Retirement Planning: Key Facts of the National Pension Scheme (2)
By Acceler8now.com Investing Education Team September, 2007
CONTRIBUTION MODALITIES
The new pension scheme is a contributory scheme. Both the employer and the employer are contributors to the scheme, for the benefit of the employee. The expectation is obviously that contributions by both parties, with the added growth from the invested funds, should generate a fund value that can help the employee maintain a reasonable level of comfort in retirement. That is why, also, the scheme allows for and encourages additional contribution, above what is specified, by both the beneficiary and his employer. Because contribution of the stipulated rates is a compulsory statutory requirement, the scheme at least assures some meaningful benefit for each employee participant, at retirement. The challenge of making capital of the scheme is however that of the employee who should drive the scheme to full value by expanding his contribution. Being a deduction at source, it is an easier way to save, especially for those who may not have much financial discipline. For a minimum, the rules require the following regular contributions, under the scheme:
Regular Contribution Rates
The following rates currently apply:
- For employees of the Federal Public Service and Federal Capital Territory:
- 7.5% of employee's monthly emoluments to be contributed by the employer, as a minimum;
- 7.5% of employee's monthly emoluments to be contributed by the employee, as a minimum;
- For the military:
- 12.5% of employee's monthly emoluments to be contributed by the employer (the Federal Government), as a minimum;
- 2.5% of employee's monthly emoluments to be contributed by the employee, as a minimum;
- In other cases (i.e. public sector, etc):
- 7.5% of employee's monthly emoluments to be contributed by the employer, as a minimum;
- 7.5% of employee's monthly emoluments to be contributed by the employee, as a minimum;
- Other important stipulations:
- the employer and employee may mutually agree to raise the contribution rate and notify the Commission accordingly;
- an employer may elect to bear the full burden of the employer and employee contributions, provided total contribution is not below 15%;
- an employee may, in addition to the total contribution stated above, elect to make additional voluntary contribution to his retirement savings account;
- an employee, exempted from the scheme or not ordinarily covered, can also elect voluntarily to contribute;
- the government's contribution (as employer) in the case of employees in the Federal public service and the Federal Capital Authority shall be a charge on the Consolidated Revenue Fund of the Federation and shall, at the request of the Commission, be deducted by the Accountant General of the Federation.

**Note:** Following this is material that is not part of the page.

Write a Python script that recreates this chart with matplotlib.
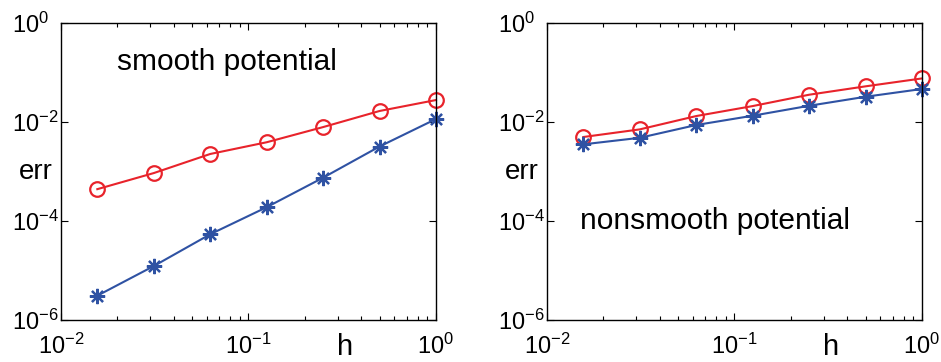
import numpy as np
import matplotlib
matplotlib.use("Agg")
import matplotlib.pyplot as plt
from matplotlib.ticker import LogLocator, FixedLocator, NullLocator, FuncFormatter, NullFormatter

plt.rcParams['font.family'] = ['Liberation Sans', 'DejaVu Sans']
plt.rcParams['mathtext.fontset'] = 'custom'
plt.rcParams['mathtext.rm'] = 'Liberation Sans'

h = [1/64, 1/32, 1/16, 1/8, 1/4, 1/2, 1]

# smooth potential
smooth_red = [4.4e-4, 9.3e-4, 2.26e-3, 3.9e-3, 7.9e-3, 1.67e-2, 2.78e-2]
smooth_blue = [3.1e-6, 1.23e-5, 5.4e-5, 1.9e-4, 7.5e-4, 3.2e-3, 1.15e-2]

# nonsmooth potential
nonsmooth_red = [4.98e-3, 7.1e-3, 1.32e-2, 2.1e-2, 3.56e-2, 5.26e-2, 7.6e-2]
nonsmooth_blue = [3.54e-3, 4.8e-3, 8.7e-3, 1.34e-2, 2.13e-2, 3.24e-2, 4.65e-2]

titles = ["smooth potential", "nonsmooth potential"]
red_c = "#e8232b"
blue_c = "#2f52a3"


def pow10(v, pos):
    e = int(round(np.log10(v)))
    return r'$\mathregular{10^{%d}}$' % e


fig = plt.figure(figsize=(9.41, 3.62), dpi=100)
ax1 = fig.add_axes([0.0648, 0.116, 0.3985, 0.8204])
ax2 = fig.add_axes([0.5813, 0.116, 0.3985, 0.8204])

panels = [(ax1, smooth_red, smooth_blue), (ax2, nonsmooth_red, nonsmooth_blue)]
for ax, red, blue in panels:
    ax.loglog(h, red, '-o', color=red_c, mfc='none', mec=red_c, ms=10.5, mew=1.6, lw=1.5, clip_on=False)
    # matlab style asterisk marker
    ax.loglog(h, blue, '-', marker=(8, 2, 0), color=blue_c, mec=blue_c, ms=11, mew=1.6, lw=1.5, clip_on=False)
    ax.set_xlim(1e-2, 1)
    ax.set_ylim(1e-6, 1)
    ax.xaxis.set_major_locator(LogLocator(base=10, numticks=5))
    ax.xaxis.set_minor_locator(LogLocator(base=10, subs=np.arange(2, 10), numticks=10))
    ax.xaxis.set_minor_formatter(NullFormatter())
    ax.yaxis.set_major_locator(FixedLocator([1e-6, 1e-4, 1e-2, 1]))
    ax.yaxis.set_minor_locator(NullLocator())
    ax.xaxis.set_major_formatter(FuncFormatter(pow10))
    ax.yaxis.set_major_formatter(FuncFormatter(pow10))
    ax.tick_params(which='both', direction='in', top=True, right=True, labelsize=17, width=0.8)
    ax.tick_params(which='major', length=5)
    ax.tick_params(which='minor', length=3)
    ax.tick_params(axis='x', pad=10)
    ax.tick_params(axis='y', pad=35)
    plt.setp(ax.get_yticklabels(), ha='left')
    for s in ax.spines.values():
        s.set_linewidth(1.0)
    ax.text(-0.112, 0.5, "err", transform=ax.transAxes, fontsize=20, ha='left', va='center')
    ax.text(0.758, -0.044, "h", transform=ax.transAxes, fontsize=21, ha='center', va='top')

ax1.text(0.15, 0.87, titles[0], transform=ax1.transAxes, fontsize=21.5, ha='left', va='center')
ax2.text(0.088, 0.335, titles[1], transform=ax2.transAxes, fontsize=21.5, ha='left', va='center')

fig.savefig("out.png", dpi=100)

- the employer shall, in addition, maintain a life insurance policy in favour of the employee for a minimum of 3 times the annual total emolument of the employee;
- for income tax computation, the contributions by an employee shall be a tax- deductible expense for the employer and employee respectively.
It is important to emphasize that the stated contribution rates are the minimum. The individual contributor can elect to contribute more. This may prove a prudent way of achieving increased savings (deduction at source works!) and thus building a bigger reserve for the future. The employer may also choose to motivate its employees with an enhanced employer contribution which builds a stronger financial base for the employee. The law only guarantees a minimum total contribution of 15% of total monthly emoluments for each contributing employee but allows room for much higher contributions.
What Contribution Rate is Appropriate?
It’s appropriate to ask whether it’s in the employee’s interest to contribute more than the mandatory 7.5% and if so, by how much? This decision is ultimately a personal one but that choice should be influenced by the following factors:
- What other options for savings and investment are available to the individual and how he ranks them relative to the pension account;
- The individual’s level of personal discipline to save regularly – when there is some doubt as to ability to save regularly and consistently, a system that deducts compulsorily at source is the sure-fire solution. That’s why the Act speaks of helping improvident people to save.
- Besides, if the Pension Fund Administrator is an experienced and effective fund manager, you will enjoy the added benefit of professional management of the investment portfolio.
- Given the tax benefit inherent in the contributions, employees may persuade their employers, if and where the opportunity exists, to adopt this medium to pass on further benefits to the staff. Contributions by the employer and employee are tax-deductible (that is, will be treated as expenses before arriving at taxable profit or earnings). The benefits, when received, are also tax-free. Raising the contribution is therefore a tax-effective channel for staff remuneration. Its also a good tax shield for the contributing employee.
- Finally, loading up on savings is hardly ever a bad thing: the more you save and invest the better for your future. Increasing your contribution is therefore unlikely to hurt.
However, it is important to caution that these Pension Fund Administrators are yet to prove themselves. The scheme is also yet to mature. Until these happen, a prudent approach will be necessary. First is to be sure to deal with a PFA that has ownership track record: who are behind it and what else have they been involved with. All said, the general appearance is that most PFAs have strong parentage, with major financial institutions as key shareholders.